14/05/11

O exemplo equatoriano (1)

O povo português tem sido levado a acreditar que certas dependências e sujeições ao poder económico-financeiro são inevitáveis; que as soluções alternativas são irrealistas, impraticáveis ou mesmo pueris.

Nada mais falso. Iniciamos aqui a publicação duma série de resumos informativos destinados a contribuir para a reflexão sobre vias alternativas.

A nova Constituição equatoriana (2008)
O Equador aprovou em 2008 uma nova Constituição que apresenta aspectos radicalmente inovadores.

Entre as inovações dignas de nos deixarem verdes de inveja, destacamos os capítulos relativos à dívida pública e à protecção da natureza.

Para consultar mais documentação sobre o tema, ver CSI (em português) e CADTM (em francês).

A questão da dívida pública no direito constitucional equatoriano
A secção «Endividamento Público» reza assim:
Art.º 290 – O endividamento público ficará sujeito às seguintes regras:
1. Recorrer-se-á ao endividamento público apenas quando a receita fiscal e os recursos provenientes da cooperação internacional sejam insuficientes.
2. Velar-se-á que o endividamento público não afecte a soberania nacional, os direitos humanos e o bem-estar e preservação da natureza.
3. O endividamento público servirá exclusivamente para financiar programas e projectos de investimento de infraestruturas, ou capazes de gerarem reembolso. Só será permitido refinanciar a dívida pública externa quando as novas condições sejam mais vantajosas para o Equador.
4. Os acordos de renegociação não deverão conter nenhuma forma tácita ou expressa de anatocismo [=juros sobre juros, ou juros compostos] ou usura.
5. As dívidas declaradas ilegítimas por órgão competente serão impugnadas. Em caso de ilegalidade declarada, exercer-se-á o direito de indemnização [pelos prejuízos causados].
6. O direito de acção judicial contra actos de responsabilidade administrativa ou civil decorrentes da gestão da dívida pública nunca prescreve.
7. É interdita a «estatização» de dívidas privadas.
(...)
Art.º 291 – Os órgãos competentes, determinados pela Constituição e pela lei, realizarão análises financeiras, sociais e ambientais prévias do impacto dos projectos que impliquem endividamento público, a fim de determinar a viabilidade de financiamento. Estes órgãos realizarão o controle e a auditoria financeira, social e ambiental de cada fase do endividamento público externo e interno, tanto na fase de contrato como na de gestão e renegociação.
[tradução de Rui Viana Pereira; fonte: Constituição do Equador, versão de bolso, em castelhano]
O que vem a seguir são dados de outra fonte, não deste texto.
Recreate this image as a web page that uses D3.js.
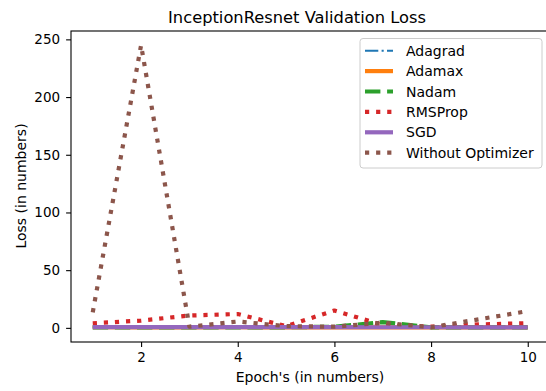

Brevemente publicaremos um artigo sobre o resultado prático da política equatoriana para a dívida externa.


A Natureza como sujeito de Direito na Constituição equatoriana
Na sua secção VII, a Constituição coloca a natureza como sujeito de direitos. É a primeira constituição na história mundial a adoptar esta abordagem, estabelecendo os seguintes princípios:

O meio ambiente é considerado como sujeito de Direito ao qual se devem subordinar as funções económicas e sociais.
A água, além de ser considerada um mero recurso natural, passa a ser vista como um «bem nacional de uso público» e «estratégico», «essencial para a vida humana».

O Direito da natureza inclui não só a sua preservação, mas também a sua restauração.